Longtime environmental activist Hugh Irwin says simply, “[Forests] are much more valuable for their habitat, their clean fresh water, and their solace to the human spirit than they are for their wood products.” Irwin, who is conservation planner for the Southern Appalachian Forest Coalition, says his goal is to establish a network of natural areas throughout the mountains that will enable their ecosystems to continue functioning. “[In] the ancient forests of the Pacific Northwest, the individual trees are ancient,” he wrote in a recent e-mail. “Forests in the Southern Appalachians are ancient not in the age of individual trees, but in the antiquity of species and the ecological processes. The lineage of forests in the Southern Appalachians reaches back through 65 million years of forest cover.”

These and many other forest activists are particularly concerned about the U.S. Senate’s upcoming consideration of President Bush’s Healthy Forests Initiative, which they fear could have dire consequences for the forests of our region. “This administration is putting false labels on these policies,” charges Barnhill. “It is the antithesis of a healthy forest initiative, and yet they try to con the public with these labels. There are ways to promote healthy forests, and this policy is absolutely not it. They are taking an extremely important and emotional issue — forest fires — and manipulating the public’s knowledge of it.”

And though the public may believe our forests are cut primarily to supply lumber, much Southern forestland is actually harvested to produce disposable paper products. Kelly Sheehan is a national organizer for the Asheville-based Dogwood Alliance, a coalition of 72 groups seeking to protect land and communities by shifting the market for paper products away from destroyed forests and toward alternatives such as post-consumer recycled paper. “The southern U.S is the largest paper-producing region in the world, and 5 million acres of forests in this region are cut annually for the production of paper. With [this] comes large-scale clear-cutting, the destruction of our watersheds, the degradation of plant and wildlife habitat, and impacts on our quality of life. I am appalled that our forests, our water and our communities are being degraded for the production of disposable paper products” proclaims Sheehan.
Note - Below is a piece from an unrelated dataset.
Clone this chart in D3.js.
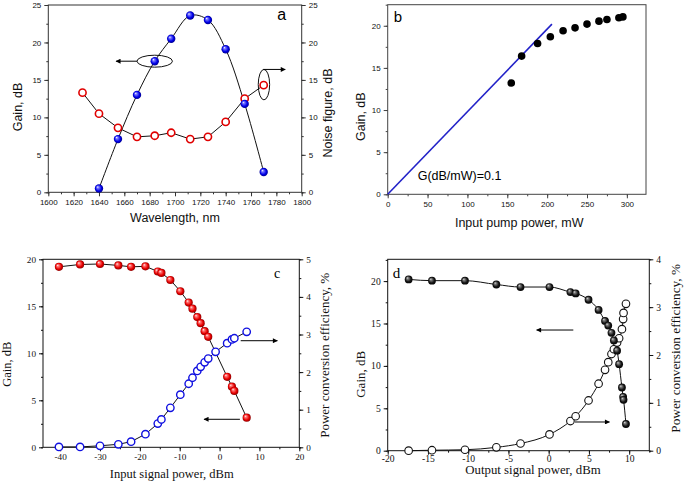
<!DOCTYPE html>
<html lang="en">
<head>
<meta charset="utf-8">
<style>
  body { margin: 0; background: #fff; }
  svg { display: block; background: #fff; }
  .sans text { font-family: "Liberation Sans", Arial, sans-serif; }
  .serif text { font-family: "Liberation Serif", "Times New Roman", serif; }
</style>
<script src="https://d3js.org/d3.v7.min.js"></script>
<title>Amplifier gain</title>
</head>
<body>
<div id="chart"></div>
<script>
// ---- panel a: gain and noise figure vs wavelength
var wlGain = [1640, 1655, 1670, 1684, 1697, 1712, 1726, 1740, 1755, 1770];
var gainA = [0.5, 7.1, 13.0, 17.5, 20.5, 23.6, 23.0, 19.1, 11.8, 2.7];
var wlNoise = [1627, 1640, 1655, 1670, 1684, 1697, 1712, 1726, 1740, 1755, 1770];
var noiseFig = [13.3, 10.5, 8.6, 7.4, 7.55, 7.95, 7.1, 7.4, 9.4, 12.5, 14.3];
var ticksWl = [1600, 1620, 1640, 1660, 1680, 1700, 1720, 1740, 1760, 1780, 1800];

// ---- panel b: gain vs pump power
var pumpPower = [155, 168, 188, 204, 220, 235, 250, 265, 275, 290, 295];
var gainB = [13.2, 16.4, 17.9, 18.7, 19.4, 19.75, 20.2, 20.55, 20.75, 20.95, 21.05];
var fitPump = [0, 206];
var fitGain = [0, 20.2];

// ---- panel c: gain and PCE vs input signal
var inSigGain = [-40.3, -35, -30, -25.4, -22.2, -18.6, -15.5, -14.6, -12.35, -9.85, -7.75, -6.8, -5.6, -4.75, -3.75, -2.85, 1.9, 3.1, 3.7, 6.8];
var gainC = [19.2, 19.45, 19.5, 19.35, 19.2, 19.25, 18.7, 18.55, 17.8, 16.6, 15.4, 14.75, 13.85, 13.2, 12.35, 11.75, 7.5, 6.45, 6.0, 3.15];
var inSigPce = [-40.3, -35, -30, -25.4, -22.2, -18.6, -15.5, -14.6, -12.35, -9.85, -7.75, -6.8, -5.6, -4.75, -3.75, -2.85, -1, 1.9, 3.1, 3.7, 6.8];
var pceC = [0.01, 0.01, 0.04, 0.08, 0.15, 0.35, 0.63, 0.74, 1.05, 1.4, 1.69, 1.85, 2.03, 2.14, 2.26, 2.36, 2.54, 2.77, 2.87, 2.9, 3.07];

// ---- panel d: gain and PCE vs output signal
var outSig = [-17.4, -14.5, -10.4, -6.5, -3.5, 0.1, 2.7, 3.35, 4.95, 6.2, 7.0, 7.4, 7.8, 8.1, 8.5, 8.75, 9.1, 9.25, 9.3, 9.6];
var gainD = [20.2, 20.05, 20.05, 19.6, 19.3, 19.3, 18.7, 18.55, 17.8, 16.6, 15.3, 14.75, 13.9, 13.0, 11.8, 10.2, 7.45, 6.35, 6.0, 3.15];
var pceD = [0, 0.01, 0.02, 0.07, 0.15, 0.34, 0.62, 0.72, 1.05, 1.40, 1.69, 1.85, 2.02, 2.12, 2.26, 2.35, 2.54, 2.75, 2.88, 3.07];

var width = 685, height = 488;

var svg = d3.select("#chart").append("svg")
    .attr("width", width).attr("height", height);

var defs = svg.append("defs");

// shiny ball gradient
function sphere(id, c0, c1, c2, c3) {
    var gr = defs.append("radialGradient").attr("id", id)
        .attr("cx", "50%").attr("cy", "50%").attr("r", "55%")
        .attr("fx", "33%").attr("fy", "30%");
    gr.append("stop").attr("offset", "0%").attr("stop-color", c0);
    gr.append("stop").attr("offset", "22%").attr("stop-color", c1);
    gr.append("stop").attr("offset", "65%").attr("stop-color", c2);
    gr.append("stop").attr("offset", "100%").attr("stop-color", c3);
}
sphere("ballBlue", "#ffffff", "#7a7aff", "#0000e8", "#00007a");
sphere("ballRed", "#ffffff", "#ff7a7a", "#e80000", "#7a0000");
sphere("ballBlack", "#e0e0e0", "#808080", "#151515", "#000000");

defs.append("marker").attr("id", "arrow")
    .attr("viewBox", "0 0 10 10").attr("refX", 9).attr("refY", 5)
    .attr("markerWidth", 7).attr("markerHeight", 5)
    .attr("markerUnits", "userSpaceOnUse")
    .attr("orient", "auto")
  .append("path").attr("d", "M0,0L10,5L0,10z").attr("fill", "#000");

function range(a, b, s) { return d3.range(a, b + s / 2, s); }
function fmt(d) { return String(+d.toFixed(2)); }

// frame with box, major+minor outward ticks
function panel(o) {
    var g = svg.append("g").attr("class", o.cls)
        .attr("transform", "translate(" + o.left + "," + o.top + ")");
    var x = d3.scaleLinear().domain(o.xDom).range([0, o.w]);
    var y = d3.scaleLinear().domain(o.yDom).range([o.h, 0]);
    var y2 = o.y2Dom ? d3.scaleLinear().domain(o.y2Dom).range([o.h, 0]) : null;
    var pad = o.pad || 3;

    function put(axis, tr) {
        var a = g.append("g").attr("transform", tr).call(axis);
        a.select(".domain").remove();
        a.selectAll("line").attr("stroke", o.col);
        a.selectAll("text").attr("font-size", o.tickFont).attr("fill", "#111");
        return a;
    }
    put(d3.axisBottom(x).tickValues(o.xMinor).tickSize(2).tickFormat(""), "translate(0," + o.h + ")");
    put(d3.axisBottom(x).tickValues(o.xTicks).tickSize(4).tickPadding(pad).tickFormat(fmt), "translate(0," + o.h + ")");
    put(d3.axisLeft(y).tickValues(o.yMinor).tickSize(2).tickFormat(""), null);
    put(d3.axisLeft(y).tickValues(o.yTicks).tickSize(4).tickPadding(3).tickFormat(fmt), null);
    if (y2) {
        put(d3.axisRight(y2).tickValues(o.y2Minor).tickSize(2).tickFormat(""), "translate(" + o.w + ",0)");
        put(d3.axisRight(y2).tickValues(o.y2Ticks).tickSize(4).tickPadding(3).tickFormat(fmt), "translate(" + o.w + ",0)");
    }
    g.append("rect").attr("width", o.w).attr("height", o.h)
        .attr("fill", "none").attr("stroke", o.col).attr("stroke-width", 1);
    return { g: g, x: x, y: y, y2: y2 };
}

function title(g, txt, x, y, rot, size) {
    g.append("text").attr("transform", "translate(" + x + "," + y + ")" + (rot ? " rotate(-90)" : ""))
        .attr("text-anchor", "middle").attr("font-size", size || 12.5).attr("fill", "#111").text(txt);
}

function arrow(p, x1, x2, yv, ys) {
    p.g.append("line")
        .attr("x1", p.x(x1)).attr("x2", p.x(x2))
        .attr("y1", ys(yv)).attr("y2", ys(yv))
        .attr("stroke", "#000").attr("stroke-width", 1)
        .attr("marker-end", "url(#arrow)");
}

// ================= panel a
var pa = panel({
    cls: "sans", left: 48.3, top: 5, w: 253.4, h: 187.3, col: "#333", tickFont: 8,
    xDom: [1600, 1800], xTicks: ticksWl, xMinor: range(1600, 1800, 10),
    yDom: [0, 25], yTicks: range(0, 25, 5), yMinor: range(0, 25, 2.5),
    y2Dom: [0, 25], y2Ticks: range(0, 25, 5), y2Minor: range(0, 25, 2.5)
});
var ptsA = wlGain.map(function(d, i) { return [d, gainA[i]]; });
var ptsNF = wlNoise.map(function(d, i) { return [d, noiseFig[i]]; });
pa.g.append("path").datum(ptsA)
    .attr("d", d3.line().x(function(d) { return pa.x(d[0]); }).y(function(d) { return pa.y(d[1]); })
        .curve(d3.curveCatmullRom.alpha(0.5)))
    .attr("fill", "none").attr("stroke", "#111").attr("stroke-width", 1);
pa.g.append("path").datum(ptsNF)
    .attr("d", d3.line().x(function(d) { return pa.x(d[0]); }).y(function(d) { return pa.y2(d[1]); }))
    .attr("fill", "none").attr("stroke", "#111").attr("stroke-width", 1);
pa.g.selectAll(".nf").data(ptsNF).enter().append("circle")
    .attr("cx", function(d) { return pa.x(d[0]); }).attr("cy", function(d) { return pa.y2(d[1]); })
    .attr("r", 3.6).attr("fill", "#fff").attr("stroke", "#e00000").attr("stroke-width", 1.6);
pa.g.selectAll(".ga").data(ptsA).enter().append("circle")
    .attr("cx", function(d) { return pa.x(d[0]); }).attr("cy", function(d) { return pa.y(d[1]); })
    .attr("r", 4.2).attr("fill", "url(#ballBlue)");
// ellipse + arrow annotations
pa.g.append("ellipse").attr("cx", pa.x(1684)).attr("cy", pa.y(17.5))
    .attr("rx", pa.x(1698) - pa.x(1684)).attr("ry", pa.y(17.5) - pa.y(18.3))
    .attr("fill", "none").attr("stroke", "#111");
arrow(pa, 1670, 1653.5, 17.5, pa.y);
pa.g.append("ellipse").attr("cx", pa.x(1770.2)).attr("cy", pa.y2(14.37))
    .attr("rx", pa.x(1774.5) - pa.x(1770)).attr("ry", pa.y2(14.37) - pa.y2(16.4))
    .attr("fill", "none").attr("stroke", "#111");
arrow(pa, 1769.7, 1787, 16.4, pa.y2);
pa.g.append("text").attr("x", 229).attr("y", 15).attr("font-size", 16).text("a");
title(pa.g, "Gain, dB", -26.5, 102, true);
title(pa.g, "Noise figure, dB", 284, 108, true);
title(pa.g, "Wavelength, nm", 126.7, 217);

// ================= panel b
var pb = panel({
    cls: "sans", left: 387.7, top: 4.7, w: 258.3, h: 189.6, col: "#444", tickFont: 8,
    xDom: [0, 324], xTicks: range(0, 300, 50), xMinor: range(0, 300, 25),
    yDom: [0, 22.5], yTicks: range(0, 20, 5), yMinor: range(0, 22.5, 2.5)
});
pb.g.append("line")
    .attr("x1", pb.x(fitPump[0])).attr("y1", pb.y(fitGain[0]))
    .attr("x2", pb.x(fitPump[1])).attr("y2", pb.y(fitGain[1]))
    .attr("stroke", "#2222c8").attr("stroke-width", 1.6);
pb.g.selectAll(".gb").data(pumpPower).enter().append("circle")
    .attr("cx", function(d) { return pb.x(d); }).attr("cy", function(d, i) { return pb.y(gainB[i]); })
    .attr("r", 3.8).attr("fill", "#000");
pb.g.append("text").attr("x", 30).attr("y", 175.5).attr("font-size", 12.5).text("G(dB/mW)=0.1");
pb.g.append("text").attr("x", 6).attr("y", 17.5).attr("font-size", 15).text("b");
title(pb.g, "Gain, dB", -22.5, 112, true);
title(pb.g, "Input pump power, mW", 131.5, 222);

// ================= panel c
var pc = panel({
    cls: "serif", left: 43, top: 259.3, w: 256.3, h: 188, col: "#111", tickFont: 9.2, pad: 2,
    xDom: [-44.3, 20], xTicks: range(-40, 20, 10), xMinor: range(-40, 20, 5),
    yDom: [0, 20], yTicks: range(0, 20, 5), yMinor: range(0, 20, 2.5),
    y2Dom: [0, 5], y2Ticks: range(0, 5, 1), y2Minor: range(0, 5, 0.5)
});
var ptsCg = inSigGain.map(function(d, i) { return [d, gainC[i]]; });
var ptsCp = inSigPce.map(function(d, i) { return [d, pceC[i]]; });
pc.g.append("path").datum(ptsCg)
    .attr("d", d3.line().x(function(d) { return pc.x(d[0]); }).y(function(d) { return pc.y(d[1]); }))
    .attr("fill", "none").attr("stroke", "#111").attr("stroke-width", 1);
pc.g.append("path").datum(ptsCp)
    .attr("d", d3.line().x(function(d) { return pc.x(d[0]); }).y(function(d) { return pc.y2(d[1]); }))
    .attr("fill", "none").attr("stroke", "#111").attr("stroke-width", 1);
pc.g.selectAll(".cg").data(ptsCg).enter().append("circle")
    .attr("cx", function(d) { return pc.x(d[0]); }).attr("cy", function(d) { return pc.y(d[1]); })
    .attr("r", 4.1).attr("fill", "url(#ballRed)");
pc.g.selectAll(".cp").data(ptsCp).enter().append("circle")
    .attr("cx", function(d) { return pc.x(d[0]); }).attr("cy", function(d) { return pc.y2(d[1]); })
    .attr("r", 3.7).attr("fill", "#fff").attr("stroke", "#1010e0").attr("stroke-width", 1.4);
arrow(pc, 5.3, 14.5, 2.835, pc.y2);
arrow(pc, 5.1, -3.9, 2.98, pc.y);
pc.g.append("text").attr("x", 231).attr("y", 19).attr("font-size", 14)
    .attr("font-family", "Liberation Sans, Arial, sans-serif").text("c");
title(pc.g, "Gain, dB", -32, 105, true);
title(pc.g, "Power conversion efficiency, %", 286, 96, true, 13);
title(pc.g, "Input signal power, dBm", 128.7, 219);

// ================= panel d
var pd = panel({
    cls: "serif", left: 387.7, top: 259.3, w: 261.6, h: 191.4, col: "#111", tickFont: 9.6, pad: 0.5,
    xDom: [-20, 12.5], xTicks: range(-20, 10, 5), xMinor: range(-20, 12.5, 2.5),
    yDom: [0, 22.57], yTicks: range(0, 20, 5), yMinor: range(0, 22.5, 2.5),
    y2Dom: [0, 4], y2Ticks: range(0, 4, 1), y2Minor: range(0, 4, 0.5)
});
var ptsDg = outSig.map(function(d, i) { return [d, gainD[i]]; });
var ptsDp = outSig.map(function(d, i) { return [d, pceD[i]]; });
pd.g.append("path").datum(ptsDg)
    .attr("d", d3.line().x(function(d) { return pd.x(d[0]); }).y(function(d) { return pd.y(d[1]); })
        .curve(d3.curveMonotoneX))
    .attr("fill", "none").attr("stroke", "#111").attr("stroke-width", 1);
pd.g.append("path").datum(ptsDp)
    .attr("d", d3.line().x(function(d) { return pd.x(d[0]); }).y(function(d) { return pd.y2(d[1]); })
        .curve(d3.curveMonotoneX))
    .attr("fill", "none").attr("stroke", "#111").attr("stroke-width", 1);
pd.g.selectAll(".dp").data(ptsDp).enter().append("circle")
    .attr("cx", function(d) { return pd.x(d[0]); }).attr("cy", function(d) { return pd.y2(d[1]); })
    .attr("r", 3.8).attr("fill", "#fff").attr("stroke", "#111").attr("stroke-width", 1.1);
pd.g.selectAll(".dg").data(ptsDg).enter().append("circle")
    .attr("cx", function(d) { return pd.x(d[0]); }).attr("cy", function(d) { return pd.y(d[1]); })
    .attr("r", 3.9).attr("fill", "url(#ballBlack)");
arrow(pd, 3.06, -1.5, 14.23, pd.y);
arrow(pd, 3.27, 7.55, 0.6, pd.y2);
pd.g.append("text").attr("x", 5).attr("y", 19).attr("font-size", 15)
    .attr("font-family", "Liberation Sans, Arial, sans-serif").text("d");
title(pd.g, "Gain, dB", -22.5, 115, true, 13);
title(pd.g, "Power conversion efficiency, %", 292, 89, true, 13.3);
title(pd.g, "Output signal power, dBm", 145.3, 215, false, 12.8);
</script>
</body>
</html>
Last year, via a two-year grassroots campaign, the Dogwood Alliance persuaded Staples Inc. — the largest office-supply company in the world — to dramatically increase the post-consumer content in the paper it sells and to phase out products from endangered forests, including those in the Southern U.S. “Now we are campaigning to secure a similar commitment from Staples’ largest competitor, Office Depot,” says Sheehan.

When asked what we should do for the forests, John Seed returns to the roots of his own environmental journey. “Once people realize we are inextricably embedded in nature, then they can listen to their hearts and they will be moved, just as I was,” he predicts.

Accordingly, as Seed travels the globe working to preserve rain forests, he also facilitates deep-ecology workshops, such as the one he’ll lead this weekend at Earthaven Ecovillage outside Black Mountain [see Buzzworm entry elsewhere in this issue for details]. Deep ecology uses ritual and creativity to teach connection with the earth. This weekend’s Council of All Beings workshop in Black Mountain is designed to inspire participants to get involved in environmental issues.

“It’s not as though there’s just one thing and we should all be doing it — there are thousands of things,” says Seed. “So my advice is to get connected, to spend time in nature, and to listen and ask the question, What is it that I’m called to do?”